About 9.6 million Americans are eligible for military health care right now. That includes active duty soldiers, military retirees (those who served 20 or more years) and their dependents. It is, importantly, a separate health care plan from veterans’ health care, which covers those who served less than 20 years in the military, and commands a budget of more than $50 billion annually.
Putting veterans’ care aside, the military’s health care costs have grown annually by 6.3 percent for the past decade, rising to $52.2 billion in the department’s most recent budget proposal. Health care spending now accounts for about half the military spending on personnel costs, and 9.5 percent of the defense budget. The military now spends just as much on salaries as it does providing health care benefits.
And that total is expected to grow. Todd Harrison, a policy analyst at the Center for Strategic and Budgetary Assessments, recently crunched the numbers on what would happen if personnel costs kept growing at the same rate they have for the past decade, and the overall defense budget only kept pace with inflation. Under that scenario, the entire defense budget would be consumed by paying benefits, both for health care and other services, in 2039. “We’ll have well-paid, happy and healthy retirees, but we’ll also have no money for equipment, training or regular operations,” Harrison says. “Obviously, we can’t let that happen.”
Like other federal departments, Defense has struggled with health care costs that are growing a lot faster than the rest of the economy.
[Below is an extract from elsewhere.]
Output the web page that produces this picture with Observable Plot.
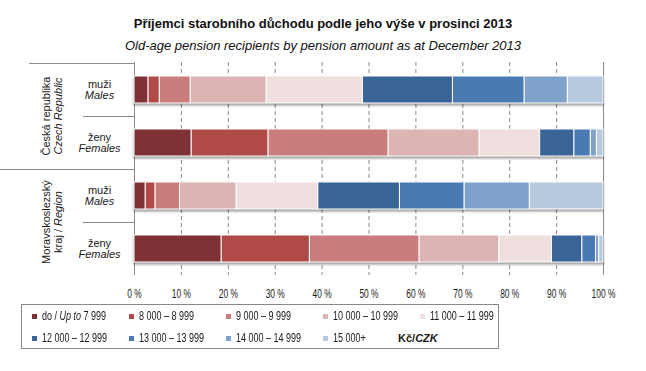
<!DOCTYPE html>
<html>
<head>
<meta charset="utf-8">
<script src="https://cdn.jsdelivr.net/npm/d3@7"></script>
<script src="https://cdn.jsdelivr.net/npm/@observablehq/plot@0.6"></script>
<style>
  body { margin: 0; background: #fff; font-family: "Liberation Sans", Arial, sans-serif; }
  #wrap { position: relative; width: 646px; height: 371px; overflow: hidden; background: #fff; }
  #title { position: absolute; top: 16px; left: 0; width: 646px; text-align: center; font-weight: bold; font-size: 13px; line-height: 15px; color: #111; }
  #subtitle { position: absolute; top: 38px; left: 0; width: 646px; text-align: center; font-style: italic; font-size: 13px; line-height: 15px; color: #111; }
  #chart { position: absolute; top: 48px; left: 0; }
  #legend { position: absolute; left: 21px; top: 304px; width: 476px; height: 43px; border: 1px solid #888; box-sizing: content-box;
            display: grid; grid-template-columns: repeat(5, 97px); grid-auto-rows: 22px; padding-left: 0; }
  #legend .item { font-size: 12px; line-height: 22px; color: #1a1a1a; white-space: nowrap; padding-left: 10px; }
  #legend .sw { display: inline-block; width: 5px; height: 5px; margin-right: 5px; vertical-align: 1px; }
  #legend .lab { display: inline-block; transform: scaleX(0.75); transform-origin: left center; }
  #legend .unit { font-weight: bold; font-size: 11px; margin-left: -22px; }
</style>
</head>
<body>
<div id="wrap">
  <div id="title">Příjemci starobního důchodu podle jeho výše v prosinci 2013</div>
  <div id="subtitle">Old-age pension recipients by pension amount as at December 2013</div>
  <div id="chart"></div>
  <div id="legend"></div>
</div>
<script>
// ---- data ----
const groups = ["Česká republika", "Moravskoslezský"];
const groupsLine2 = ["Czech Republic", "kraj / Region"];
const sexes = ["muži", "ženy"];
const sexesEn = ["Males", "Females"];
const bins = ["do / Up to 7 999", "8 000 – 8 999", "9 000 – 9 999", "10 000 – 10 999", "11 000 – 11 999",
              "12 000 – 12 999", "13 000 – 13 999", "14 000 – 14 999", "15 000+"];
const binLabelsHtml = ["do / <i>Up to</i> 7 999", "8 000 – 8 999", "9 000 – 9 999", "10 000 – 10 999", "11 000 – 11 999",
              "12 000 – 12 999", "13 000 – 13 999", "14 000 – 14 999", "15 000+"];
const colors = ["#7f3235", "#b04a48", "#c97d7d", "#ddb4b4", "#efdfdf", "#3a6396", "#4a7ab4", "#7fa2cb", "#b7cae0"];
const czMales   = [3.0, 2.4, 6.6, 16.2, 20.5, 19.2, 15.3, 9.2, 7.6];
const czFemales = [12.2, 16.4, 25.6, 19.4, 12.9, 7.3, 3.5, 1.3, 1.4];
const msMales   = [2.4, 2.1, 5.2, 12.1, 17.4, 17.4, 13.8, 13.9, 15.7];
const msFemales = [18.6, 18.8, 23.4, 17.0, 11.2, 6.5, 2.9, 0.7, 0.9];
const xTicks = [0, 10, 20, 30, 40, 50, 60, 70, 80, 90, 100];
const unitLabel = "Kč/<i>CZK</i>";

// ---- tables ----
const series = [[czMales, czFemales], [msMales, msFemales]];
const rowKeys = [];
const rowLabels = [];
const table = [];
groups.forEach((g, gi) => sexes.forEach((s, si) => {
  const key = g + "|" + s;
  rowKeys.push(key);
  rowLabels.push({row: key, cs: s, en: sexesEn[si]});
  series[gi][si].forEach((v, bi) => table.push({row: key, bin: bins[bi], value: v}));
}));

const plot = Plot.plot({
  width: 646,
  height: 256,
  marginLeft: 134,
  marginRight: 43,
  marginTop: 14,
  marginBottom: 29,
  style: {fontFamily: "'Liberation Sans', Arial, sans-serif", fontSize: "11px", color: "#1a1a1a", background: "transparent", overflow: "visible"},
  x: {domain: [0, 100], ticks: xTicks, tickFormat: d => d + " %", label: null, tickSize: 0, tickPadding: 14},
  y: {domain: rowKeys, paddingInner: 0.5, paddingOuter: 0.25, axis: null},
  color: {domain: bins, range: colors},
  marks: [
    Plot.ruleX(xTicks.slice(1, -1), {stroke: "#8a8a8a", strokeDasharray: "4,3", strokeWidth: 1}),
    Plot.ruleX([xTicks[0], xTicks[xTicks.length - 1]], {stroke: "#8a8a8a", strokeWidth: 1}),
    Plot.barX(table, {x: "value", y: "row", fill: "bin", stroke: "white", strokeWidth: 1}),
    Plot.text(rowLabels, {y: "row", text: "cs", frameAnchor: "left", dx: -35, dy: -5.5, textAnchor: "middle"}),
    Plot.text(rowLabels, {y: "row", text: "en", frameAnchor: "left", dx: -35, dy: 5.5, textAnchor: "middle", fontStyle: "italic"})
  ]
});

document.getElementById("chart").appendChild(plot);

// narrower tick labels (condensed look of the original)
d3.select(plot).selectAll("g[aria-label='x-axis tick label'] text").each(function () {
  const t = this.getAttribute("transform") || "";
  this.setAttribute("transform", t + " scale(0.7,1)");
  this.style.fontSize = "12px";
});

// shadow under bars
d3.select(plot).selectAll("g[aria-label='bar']").style("filter", "drop-shadow(0px 2px 1.2px rgba(0,0,0,0.38))");

// separators and group labels from the scales
const ys = plot.scale("y");
const xs = plot.scale("x");
const gap = (ys.step - ys.bandwidth) / 2;
const bound = i => i < rowKeys.length ? ys.apply(rowKeys[i]) - gap : ys.apply(rowKeys[rowKeys.length - 1]) + ys.bandwidth + gap;
const x0 = xs.apply(0);
const svg = d3.select(plot);
const sep = svg.append("g").attr("stroke", "#8a8a8a").attr("stroke-width", 1);
[[29, 0], [83, 1], [0, 2], [83, 3]].forEach(([xa, i]) => {
  const yy = Math.round(bound(i)) + 0.5;
  sep.append("line").attr("x1", xa).attr("x2", x0).attr("y1", yy).attr("y2", yy);
});
const gl = svg.append("g").attr("font-size", 11).attr("fill", "#1a1a1a").attr("text-anchor", "middle");
groups.forEach((g, gi) => {
  const cy = (bound(gi * 2) + bound(gi * 2 + 2)) / 2;
  gl.append("text").attr("transform", `translate(46,${cy}) rotate(-90)`).attr("dy", "0.35em").text(g);
  const t2 = gl.append("text").attr("transform", `translate(58,${cy}) rotate(-90)`).attr("dy", "0.35em");
  const parts = groupsLine2[gi].split("/ ");
  if (parts.length > 1) {
    t2.append("tspan").text(parts[0] + "/ ");
    t2.append("tspan").attr("font-style", "italic").text(parts[1]);
  } else {
    t2.attr("font-style", "italic").text(groupsLine2[gi]);
  }
});

// legend
const leg = document.getElementById("legend");
bins.forEach((b, i) => {
  const d = document.createElement("div");
  d.className = "item";
  d.innerHTML = `<span class="sw" style="background:${colors[i]}"></span><span class="lab">${binLabelsHtml[i]}</span>`;
  leg.appendChild(d);
});
const u = document.createElement("div");
u.className = "item";
u.innerHTML = `<span class="unit">${unitLabel}</span>`;
leg.appendChild(u);
</script>
</body>
</html>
But it also faces a few unique challenges that make bringing down its health care an even bigger lift.
Part of it has to do with an increase in the military workforce, which has expanded in the course of the Iraq War. Within that larger population, more military families are opting to stay in Tricare, the Defense-run health plan, rather than go into private coverage. This has been happening for about a decade now, and increases the number of military retirees and dependents that the Department of Defense covers:
One reason that more military members are choosing Tricare is that fewer employers are offering health benefits, and those who are have raised premiums. By contrast, Tricare had a fixed, monthly premium of $38 since 1995. It rose for the first time, in over a decade, by $5 in the fall.
“It’s becoming more and more attractive to them as the cost of private health insurance grows,” says Harrison. “The average private sector family health care plan has about $4,500 in premiums per year. We’re incentivizing military families, who have other options, to stay in the defense health care system.”